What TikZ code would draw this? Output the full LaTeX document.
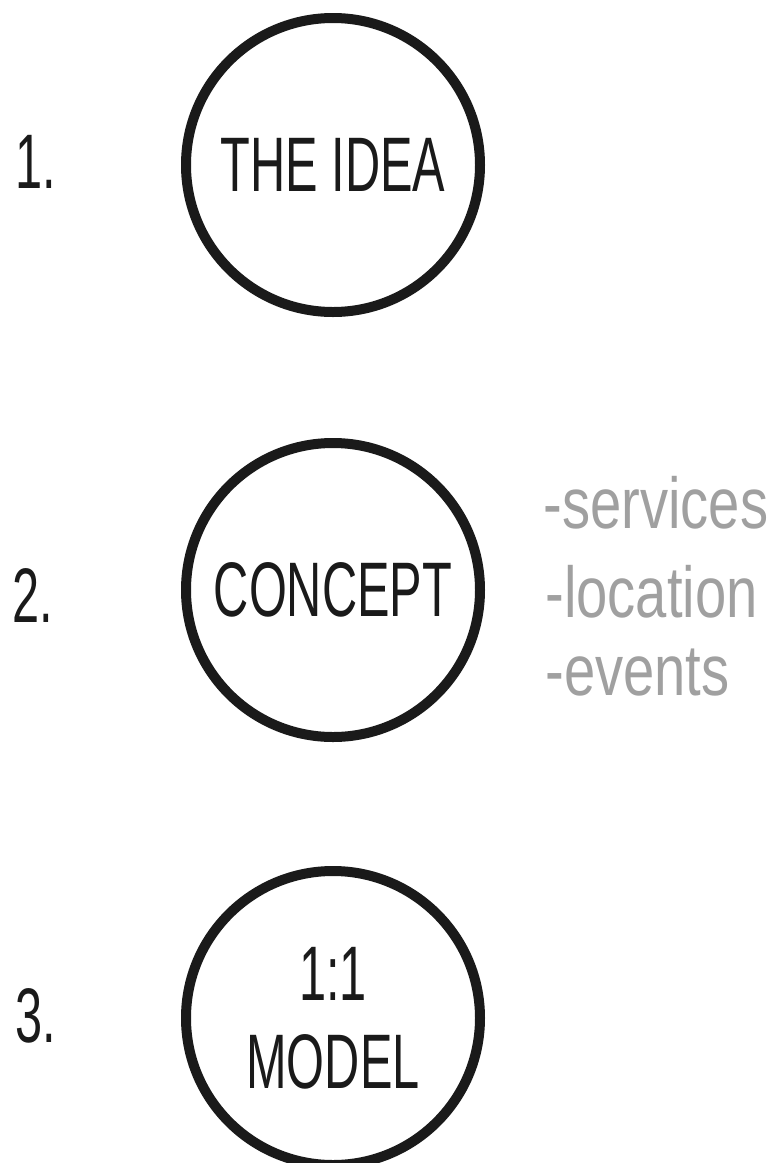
\documentclass[tikz,border=0pt]{standalone}
\usepackage{fontspec}
\usepackage{xcolor}
\usetikzlibrary{positioning}

\newfontfamily\capsfont[FakeStretch=0.63]{Liberation Sans}
\newfontfamily\notefont[FakeStretch=0.78]{Liberation Sans}
\definecolor{notegray}{HTML}{A0A0A0}
\definecolor{inkblack}{HTML}{1A1A1A}

\tikzset{
    stage/.style={draw=inkblack, circle, line width=0.2cm, minimum size=5.88cm,
        inner sep=0pt, align=center, text=inkblack,
        font=\capsfont\fontsize{44}{50}\selectfont},
    stagenum/.style={anchor=base west, inner sep=0pt, text=inkblack,
        font=\capsfont\fontsize{44}{50}\selectfont},
    note/.style={anchor=base west, inner sep=0pt, text=notegray,
        font=\notefont\fontsize{41}{48}\selectfont}
}

\begin{document}
\begin{tikzpicture}
    \useasboundingbox (0,0) rectangle (15.46,-23.26);
    \begin{scope}
        % Stage circles
        \node[stage] (idea) at (6.66,-3.30) {THE IDEA};
        \node[stage] (concept) at (6.66,-11.80) {CONCEPT};
        \node[stage] (model) at (6.66,-20.36) {1:1\\MODEL};

        % Step numbers
        \node[stagenum] (num1) at (0.30,-3.76) {1.};
        \node[stagenum] (num2) at (0.24,-12.44) {2.};
        \node[stagenum] (num3) at (0.30,-20.84) {3.};

        % Concept notes
        \node[note] (services) at (10.86,-10.56) {-services};
        \node[note] (location) at (10.90,-12.34) {-location};
        \node[note] (events) at (10.90,-13.90) {-events};
    \end{scope}
\end{tikzpicture}
\end{document}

==========

> _Exercise requirements_: Select and copy every line of the listing with the word "draw".

> _Response to this exercise_:
What TikZ code would draw this? Output the full LaTeX document.
    stage/.style={draw=inkblack, circle, line width=0.2cm, minimum size=5.88cm,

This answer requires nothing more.